Asynchronous Decentralized Bayesian Optimization for Large Scale Hyperparameter Optimization
This addresses the problem of inefficient hyperparameter optimization for researchers and practitioners using large-scale computing resources, representing a novel method for a known bottleneck rather than an incremental improvement.
The paper tackles the scalability limitations of centralized Bayesian optimization for hyperparameter tuning in deep neural networks by proposing an asynchronous-decentralized method, achieving over 95% worker utilization on 1,920 parallel workers and demonstrating improved model accuracy and faster convergence on the CANDLE benchmark.

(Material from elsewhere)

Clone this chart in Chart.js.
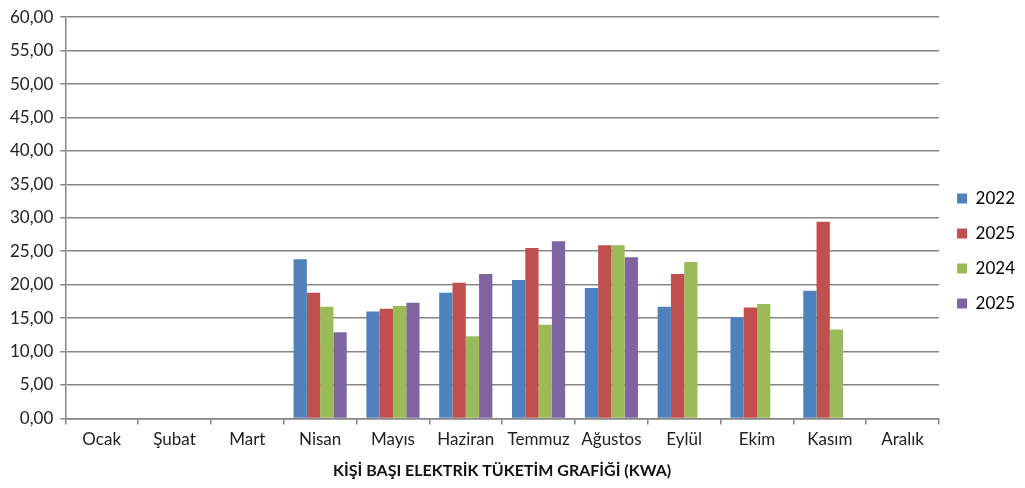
<!DOCTYPE html>
<html>
<head>
<meta charset="utf-8">
<script src="https://cdn.jsdelivr.net/npm/chart.js@4/dist/chart.umd.min.js"></script>
<style>
  html, body { margin: 0; padding: 0; background: #fff; }
  #wrap { width: 1025px; height: 488px; }
</style>
</head>
<body>
<div id="wrap"><canvas id="chart"></canvas></div>
<script>
var months = ["Ocak", "Şubat", "Mart", "Nisan", "Mayıs", "Haziran", "Temmuz", "Ağustos", "Eylül", "Ekim", "Kasım", "Aralık"];
var seriesNames = ["2022", "2025", "2024", "2025"];
var seriesColors = ["#4F81BD", "#C0504D", "#9BBB59", "#8064A2"];

var values2022 = [null, null, null, 23.8, 16.0, 18.8, 20.7, 19.5, 16.7, 15.1, 19.1, null];
var values2025a = [null, null, null, 18.8, 16.4, 20.3, 25.5, 25.9, 21.6, 16.6, 29.4, null];
var values2024 = [null, null, null, 16.7, 16.8, 12.3, 14.0, 25.9, 23.4, 17.1, 13.3, null];
var values2025b = [null, null, null, 12.9, 17.3, 21.6, 26.5, 24.1, null, null, null, null];

var allValues = [values2022, values2025a, values2024, values2025b];

var font = "Lato, 'Open Sans', sans-serif";

var datasets = [];
for (var i = 0; i < allValues.length; i++) {
  datasets.push({
    label: seriesNames[i],
    data: allValues[i],
    backgroundColor: seriesColors[i],
    borderWidth: 0,
    categoryPercentage: 0.73,
    barPercentage: 1.0
  });
}

var ctx = document.getElementById("chart").getContext("2d");
new Chart(ctx, {
  type: "bar",
  data: { labels: months, datasets: datasets },
  options: {
    responsive: true,
    maintainAspectRatio: false,
    animation: false,
    layout: { padding: { top: 4, right: 0, left: 3, bottom: 8 } },
    plugins: {
      tooltip: { enabled: false },
      legend: {
        position: "right",
        // blank title only pushes the item column down a little
        title: { display: true, text: " ", padding: 3, font: { size: 10 } },
        labels: {
          boxWidth: 10,
          boxHeight: 10,
          padding: 18,
          color: "#000",
          font: { family: font, size: 17 }
        }
      }
    },
    scales: {
      x: {
        grid: {
          drawOnChartArea: false,
          drawTicks: true,
          tickLength: 6,
          color: "#868686",
          lineWidth: 1.5
        },
        border: { color: "#868686", width: 1.5 },
        ticks: {
          color: "#222",
          padding: 5,
          font: { family: font, size: 17 }
        },
        title: {
          display: true,
          text: "KİŞİ BAŞI ELEKTRİK TÜKETİM GRAFİĞİ (KWA)",
          color: "#111",
          padding: { top: 6, bottom: 0 },
          font: { family: font, size: 16, weight: "bold" }
        }
      },
      y: {
        min: 0,
        max: 60,
        ticks: {
          stepSize: 5,
          color: "#222",
          padding: 7,
          font: { family: font, size: 17 },
          callback: function (v) { return v.toFixed(2).replace(".", ","); }
        },
        grid: {
          color: "#868686",
          lineWidth: 1.5,
          tickLength: 5
        },
        border: { color: "#868686", width: 1.5 }
      }
    }
  }
});
</script>
</body>
</html>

Bayesian optimization (BO) is a promising approach for hyperparameter optimization of deep neural networks (DNNs), where each model training can take minutes to hours. In BO, a computationally cheap surrogate model is employed to learn the relationship between parameter configurations and their performance such as accuracy. Parallel BO methods often adopt single manager/multiple workers strategies to evaluate multiple hyperparameter configurations simultaneously. Despite significant hyperparameter evaluation time, the overhead in such centralized schemes prevents these methods to scale on a large number of workers. We present an asynchronous-decentralized BO, wherein each worker runs a sequential BO and asynchronously communicates its results through shared storage. We scale our method without loss of computational efficiency with above 95% of worker's utilization to 1,920 parallel workers (full production queue of the Polaris supercomputer) and demonstrate improvement in model accuracy as well as faster convergence on the CANDLE benchmark from the Exascale computing project.